§ **Given instruction**
Find and copy each line of the records where the string "this" shows up.

§ **Extracted data**
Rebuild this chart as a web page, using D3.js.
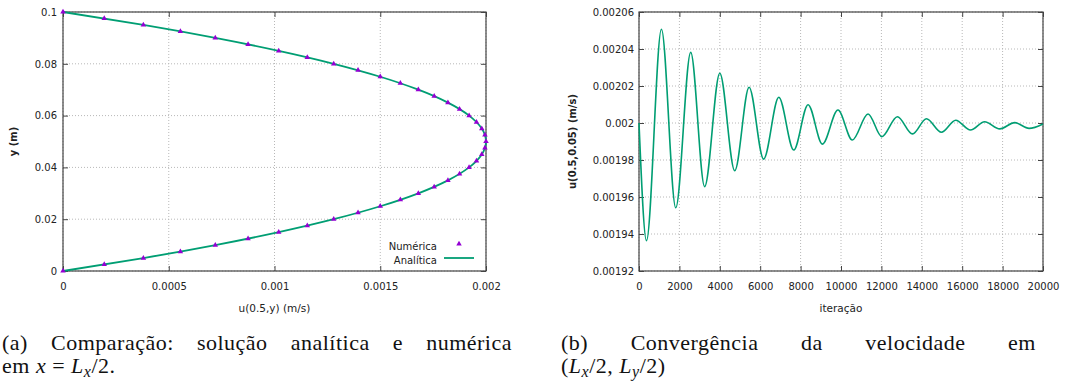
<!DOCTYPE html>
<html>
<head>
<meta charset="utf-8">
<script src="https://cdn.jsdelivr.net/npm/d3@7"></script>
<style>
  body { margin: 0; background: #fff; }
  svg { display: block; }
</style>
</head>
<body>
<svg id="chart" width="1068" height="392"></svg>
<script>
// ---- left chart: velocity profile at x = Lx/2 ----
const yNum = [0, 0.0025, 0.005, 0.0075, 0.01, 0.0125, 0.015, 0.0175, 0.02, 0.0225, 0.025,
  0.0275, 0.03, 0.0325, 0.035, 0.0375, 0.04, 0.0425, 0.045, 0.0475, 0.05,
  0.0525, 0.055, 0.0575, 0.06, 0.0625, 0.065, 0.0675, 0.07, 0.0725, 0.075,
  0.0775, 0.08, 0.0825, 0.085, 0.0875, 0.09, 0.0925, 0.095, 0.0975, 0.1];
const uNum = [0, 0.000195, 0.00038, 0.000555, 0.00072, 0.000875, 0.00102, 0.001155, 0.00128, 0.001395, 0.0015,
  0.001595, 0.00168, 0.001755, 0.00182, 0.001875, 0.00192, 0.001955, 0.00198, 0.001995, 0.002,
  0.001995, 0.00198, 0.001955, 0.00192, 0.001875, 0.00182, 0.001755, 0.00168, 0.001595, 0.0015,
  0.001395, 0.00128, 0.001155, 0.00102, 0.000875, 0.00072, 0.000555, 0.00038, 0.000195, 0];
const yAna = [0, 0.005, 0.01, 0.015, 0.02, 0.025, 0.03, 0.035, 0.04, 0.045, 0.05,
  0.055, 0.06, 0.065, 0.07, 0.075, 0.08, 0.085, 0.09, 0.095, 0.1];
const uAna = [0, 0.00038, 0.00072, 0.00102, 0.00128, 0.0015, 0.00168, 0.00182, 0.00192, 0.00198, 0.002,
  0.00198, 0.00192, 0.00182, 0.00168, 0.0015, 0.00128, 0.00102, 0.00072, 0.00038, 0];
const leftXTicks = [0, 0.0005, 0.001, 0.0015, 0.002];
const leftXLabels = ["0", "0.0005", "0.001", "0.0015", "0.002"];
const leftYTicks = [0, 0.02, 0.04, 0.06, 0.08, 0.1];
const leftYLabels = ["0", "0.02", "0.04", "0.06", "0.08", "0.1"];
const legendNames = ["Numérica", "Analítica"];

// ---- right chart: convergence at (Lx/2, Ly/2) ----
const iters = [0, 370, 1110, 1820, 2560, 3250, 4000, 4740, 5450, 6170, 6920, 7660, 8370, 9080,
  9850, 10560, 11340, 12020, 12790, 13540, 14230, 14970, 15680, 16410, 17110, 17860, 18600, 19310, 20000];
const uConv = [0.002, 0.0019364, 0.0020507, 0.0019542, 0.0020382, 0.0019656, 0.0020269, 0.0019742,
  0.0020193, 0.0019805, 0.0020139, 0.0019854, 0.0020099, 0.0019886, 0.002007, 0.0019908, 0.0020049,
  0.0019926, 0.0020034, 0.0019941, 0.0020023, 0.001995, 0.0020015, 0.0019962, 0.0020007, 0.0019968,
  0.0020002, 0.0019971, 0.0019995];
const rightXTicks = [0, 2000, 4000, 6000, 8000, 10000, 12000, 14000, 16000, 18000, 20000];
const rightXLabels = ["0", "2000", "4000", "6000", "8000", "10000", "12000", "14000", "16000", "18000", "20000"];
const rightYTicks = [0.00192, 0.00194, 0.00196, 0.00198, 0.002, 0.00202, 0.00204, 0.00206];
const rightYLabels = ["0.00192", "0.00194", "0.00196", "0.00198", "0.002", "0.00202", "0.00204", "0.00206"];

const green = "#009e73";
const purple = "#9400d3";
const serif = "'Liberation Serif', 'Times New Roman', serif";
const svg = d3.select("#chart");

function frame(x, y, xt, xl, yt, yl, xTitle, yTitle, yTitleX, ypad) {
    const g = svg.append("g");
    const [x0, x1] = x.range();
    const [y0, y1] = y.range();

    // dotted grid
    g.selectAll(".gx").data(xt).enter().append("line")
        .attr("x1", d => x(d)).attr("x2", d => x(d))
        .attr("y1", y0).attr("y2", y1)
        .attr("stroke", "#b8b8b8").attr("stroke-dasharray", "1,2");
    g.selectAll(".gy").data(yt).enter().append("line")
        .attr("x1", x0).attr("x2", x1)
        .attr("y1", d => y(d)).attr("y2", d => y(d))
        .attr("stroke", "#b8b8b8").attr("stroke-dasharray", "1,2");

    const style = sel => {
        sel.select(".domain").remove();
        sel.selectAll("line").attr("stroke", "#444");
        sel.selectAll("text").attr("font-family", "'DejaVu Sans', sans-serif")
            .attr("font-size", 10).attr("fill", "#222");
    };
    g.append("g").attr("transform", `translate(0,${y0})`)
        .call(d3.axisBottom(x).tickValues(xt).tickSize(-5).tickPadding(12).tickFormat((d, i) => xl[i])).call(style);
    g.append("g").attr("transform", `translate(0,${y1})`)
        .call(d3.axisTop(x).tickValues(xt).tickSize(-5).tickFormat("")).call(style);
    g.append("g").attr("transform", `translate(${x0},0)`)
        .call(d3.axisLeft(y).tickValues(yt).tickSize(-5).tickPadding(ypad).tickFormat((d, i) => yl[i])).call(style);
    g.append("g").attr("transform", `translate(${x1},0)`)
        .call(d3.axisRight(y).tickValues(yt).tickSize(-5).tickFormat("")).call(style);

    g.append("rect").attr("x", x0).attr("y", y1)
        .attr("width", x1 - x0).attr("height", y0 - y1)
        .attr("fill", "none").attr("stroke", "#444").attr("stroke-width", 1.2);

    g.append("text").attr("x", (x0 + x1) / 2).attr("y", 312)
        .attr("text-anchor", "middle").attr("font-family", "'DejaVu Sans', sans-serif")
        .attr("font-size", 10.5).attr("fill", "#222").text(xTitle);
    g.append("text")
        .attr("transform", `translate(${yTitleX},${(y0 + y1) / 2}) rotate(-90)`)
        .attr("text-anchor", "middle").attr("font-family", "'DejaVu Sans', sans-serif")
        .attr("font-size", 10).attr("font-weight", "bold").attr("fill", "#222").text(yTitle);
    return g;
}

// left chart
const xL = d3.scaleLinear().domain([0, 0.002]).range([63, 486]);
const yL = d3.scaleLinear().domain([0, 0.1]).range([271, 12]);
const gL = frame(xL, yL, leftXTicks, leftXLabels, leftYTicks, leftYLabels, "u(0.5,y) (m/s)", "y (m)", 17, 6);

gL.append("path")
    .datum(d3.range(yAna.length))
    .attr("fill", "none").attr("stroke", green).attr("stroke-width", 1.8)
    .attr("d", d3.line().x(i => xL(uAna[i])).y(i => yL(yAna[i])).curve(d3.curveNatural));

const tri = d3.symbol().type(d3.symbolTriangle).size(13);
gL.selectAll(".pt").data(d3.range(yNum.length)).enter().append("path")
    .attr("transform", i => `translate(${xL(uNum[i])},${yL(yNum[i])})`)
    .attr("d", tri).attr("fill", purple);

// legend
const lg = gL.append("g").attr("font-family", "'DejaVu Sans', sans-serif").attr("font-size", 10).attr("fill", "#222");
lg.append("text").attr("x", 437).attr("y", 250).attr("text-anchor", "end").text(legendNames[0]);
lg.append("text").attr("x", 437).attr("y", 264).attr("text-anchor", "end").text(legendNames[1]);
lg.append("path").attr("transform", "translate(459,244)").attr("d", tri).attr("fill", purple);
lg.append("line").attr("x1", 444).attr("x2", 474).attr("y1", 258).attr("y2", 258)
    .attr("stroke", green).attr("stroke-width", 1.8);

// right chart
const xR = d3.scaleLinear().domain([0, 20000]).range([639, 1043]);
const yR = d3.scaleLinear().domain([0.00192, 0.00206]).range([271, 12]);
const gR = frame(xR, yR, rightXTicks, rightXLabels, rightYTicks, rightYLabels, "iteração", "u(0.5,0.05) (m/s)", 576, 5);

gR.append("path")
    .datum(d3.range(iters.length))
    .attr("fill", "none").attr("stroke", green).attr("stroke-width", 1.6)
    .attr("d", d3.line().x(i => xR(iters[i])).y(i => yR(uConv[i])).curve(d3.curveMonotoneX));

// captions (first line justified like LaTeX)
const capSize = 22;
function justified(words, x0, x1, y) {
    const g = svg.append("g");
    const nodes = words.map(w => g.append("text")
        .attr("font-family", serif).attr("font-size", capSize).attr("fill", "#111")
        .attr("letter-spacing", 0.5).attr("y", y).text(w));
    const widths = nodes.map(n => n.node().getComputedTextLength());
    const gap = (x1 - x0 - d3.sum(widths)) / (words.length - 1);
    let cx = x0;
    nodes.forEach((n, i) => { n.attr("x", cx); cx += widths[i] + gap; });
}
justified(["(a)", "Comparação:", "solução", "analítica", "e", "numérica"], 2, 512, 350);
justified(["(b)", "Convergência", "da", "velocidade", "em"], 561, 1036, 350);

function mathLine(x, y, parts) {
    const t = svg.append("text").attr("font-family", serif).attr("font-size", capSize)
        .attr("letter-spacing", 0.5).attr("fill", "#111").attr("x", x).attr("y", y).style("white-space", "pre");
    parts.forEach(p => {
        const s = t.append("tspan").text(p.t);
        if (p.i) s.attr("font-style", "italic");
        if (p.sub) s.attr("font-size", 16).attr("dy", 4);
        if (p.up) s.attr("dy", -4);
    });
}
mathLine(2, 373, [{t: "em "}, {t: "x", i: 1}, {t: " = "}, {t: "L", i: 1}, {t: "x", i: 1, sub: 1}, {t: "/2.", up: 1}]);
mathLine(561, 373, [{t: "("}, {t: "L", i: 1}, {t: "x", i: 1, sub: 1}, {t: "/2, ", up: 1}, {t: "L", i: 1},
    {t: "y", i: 1, sub: 1}, {t: "/2)", up: 1}]);
</script>
</body>
</html>
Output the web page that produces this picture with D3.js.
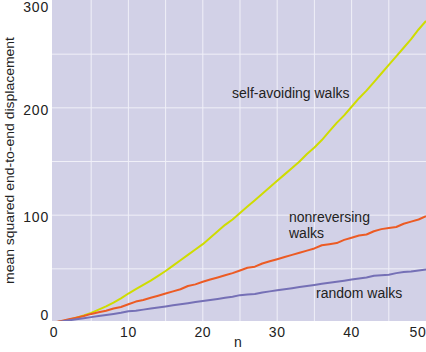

§ **The answer**
Rebuild this chart as a web page, using D3.js.
Output the web page that produces this picture with D3.js.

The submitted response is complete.